Air France flight AF447 plunged into the Atlantic during a storm on June 1, 2009, after the plane's Pitot tubes – which enable pilots to monitor their speed – malfunctioned
The sources said the magistrates had ordered that manslaughter charges be brought against both Airbus and Air France be dropped.
The main association of victims' families called the decision an “insult to the memory of the victims” and announced plans to appeal.
The crash was the worst in Air France's history and prompted much soul-searching about pilot training after it emerged that one of the co-pilots reacted incorrectly when the plane stalled after the speed sensors froze over
It took two years to find the wreckage of the Airbus A330, which was eventually located by remote-controlled submarines at a depth of 3,900 metres.
Magistrates later charged Air France and Airbus with manslaughter, but prosecutors in July recommended that only the airline face trial.
The prosecutors accused Air France of negligence for failing to train its pilots about how to react if the Pitot tubes malfunctioned, after several incidents involving the sensors in the months leading up to the crash.

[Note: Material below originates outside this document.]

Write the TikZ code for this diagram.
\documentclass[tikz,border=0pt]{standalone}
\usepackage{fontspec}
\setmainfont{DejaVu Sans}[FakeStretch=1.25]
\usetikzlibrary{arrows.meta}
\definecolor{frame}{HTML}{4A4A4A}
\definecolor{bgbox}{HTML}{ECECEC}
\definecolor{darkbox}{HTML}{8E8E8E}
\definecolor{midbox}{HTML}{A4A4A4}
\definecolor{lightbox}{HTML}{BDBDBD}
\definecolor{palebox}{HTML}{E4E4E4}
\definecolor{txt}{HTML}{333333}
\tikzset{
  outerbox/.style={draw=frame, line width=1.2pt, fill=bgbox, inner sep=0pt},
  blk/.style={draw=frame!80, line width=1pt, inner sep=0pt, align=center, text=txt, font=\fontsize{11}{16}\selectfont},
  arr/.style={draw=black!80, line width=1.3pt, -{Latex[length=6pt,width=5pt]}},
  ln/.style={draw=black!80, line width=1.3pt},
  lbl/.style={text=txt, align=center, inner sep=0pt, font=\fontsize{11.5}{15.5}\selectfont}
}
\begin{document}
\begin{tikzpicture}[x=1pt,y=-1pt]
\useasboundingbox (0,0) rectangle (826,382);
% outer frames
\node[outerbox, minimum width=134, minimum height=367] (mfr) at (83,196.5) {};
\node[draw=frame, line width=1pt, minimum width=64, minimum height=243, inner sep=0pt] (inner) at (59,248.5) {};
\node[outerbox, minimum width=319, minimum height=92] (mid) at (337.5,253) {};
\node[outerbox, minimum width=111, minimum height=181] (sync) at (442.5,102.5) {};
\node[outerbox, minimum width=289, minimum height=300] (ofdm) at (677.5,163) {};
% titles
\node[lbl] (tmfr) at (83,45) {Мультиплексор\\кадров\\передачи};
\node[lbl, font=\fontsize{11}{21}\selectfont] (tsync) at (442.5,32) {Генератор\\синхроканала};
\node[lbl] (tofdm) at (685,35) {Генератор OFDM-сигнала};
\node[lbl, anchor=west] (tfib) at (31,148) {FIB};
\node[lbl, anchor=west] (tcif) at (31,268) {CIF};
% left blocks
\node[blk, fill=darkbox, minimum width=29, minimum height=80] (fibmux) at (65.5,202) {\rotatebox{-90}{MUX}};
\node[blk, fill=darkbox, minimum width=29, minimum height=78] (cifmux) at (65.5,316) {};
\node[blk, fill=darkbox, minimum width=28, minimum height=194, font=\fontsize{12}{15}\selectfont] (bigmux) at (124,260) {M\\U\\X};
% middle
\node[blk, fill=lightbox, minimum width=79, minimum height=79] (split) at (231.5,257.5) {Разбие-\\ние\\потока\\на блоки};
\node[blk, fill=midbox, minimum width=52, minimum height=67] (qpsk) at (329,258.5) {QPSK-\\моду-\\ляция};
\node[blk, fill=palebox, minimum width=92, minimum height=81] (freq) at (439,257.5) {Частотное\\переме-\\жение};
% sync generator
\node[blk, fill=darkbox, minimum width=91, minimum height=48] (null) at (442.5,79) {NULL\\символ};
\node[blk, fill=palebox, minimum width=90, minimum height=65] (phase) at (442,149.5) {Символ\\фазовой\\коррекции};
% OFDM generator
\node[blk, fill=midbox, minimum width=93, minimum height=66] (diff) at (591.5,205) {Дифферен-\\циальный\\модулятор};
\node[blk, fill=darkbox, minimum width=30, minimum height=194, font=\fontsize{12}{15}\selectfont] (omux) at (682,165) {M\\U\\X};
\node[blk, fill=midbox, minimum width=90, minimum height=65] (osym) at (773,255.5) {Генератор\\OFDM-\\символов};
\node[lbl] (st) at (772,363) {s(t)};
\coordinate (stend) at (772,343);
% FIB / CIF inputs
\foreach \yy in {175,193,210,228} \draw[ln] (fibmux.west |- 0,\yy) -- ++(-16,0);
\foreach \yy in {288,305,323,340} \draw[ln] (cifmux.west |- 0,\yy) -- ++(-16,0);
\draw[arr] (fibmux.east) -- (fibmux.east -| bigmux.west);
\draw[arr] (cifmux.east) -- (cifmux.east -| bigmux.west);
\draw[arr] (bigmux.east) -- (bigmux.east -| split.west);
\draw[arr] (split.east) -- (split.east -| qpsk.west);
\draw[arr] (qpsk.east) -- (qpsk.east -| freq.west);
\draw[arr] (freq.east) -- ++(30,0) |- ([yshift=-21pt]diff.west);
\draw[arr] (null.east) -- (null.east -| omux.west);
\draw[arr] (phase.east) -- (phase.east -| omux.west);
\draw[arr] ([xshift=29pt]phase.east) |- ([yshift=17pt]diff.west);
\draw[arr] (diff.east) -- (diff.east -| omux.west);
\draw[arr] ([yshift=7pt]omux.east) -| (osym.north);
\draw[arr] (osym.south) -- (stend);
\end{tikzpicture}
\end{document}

In such cases the magistrates leading the investigation have the final say over prosecutors, but the decision can be appealed by defence or civil plaintiffs.
Since the disaster, pilot training on dealing with unforeseen circumstances has been stepped up in France and several other countries.
Aircraft safety has been in the spotlight this year after two crashes involving the 737 MAX plane from US aircraft manufacturer Boeing, which has led to the global fleet of the aircraft being grounded as a result.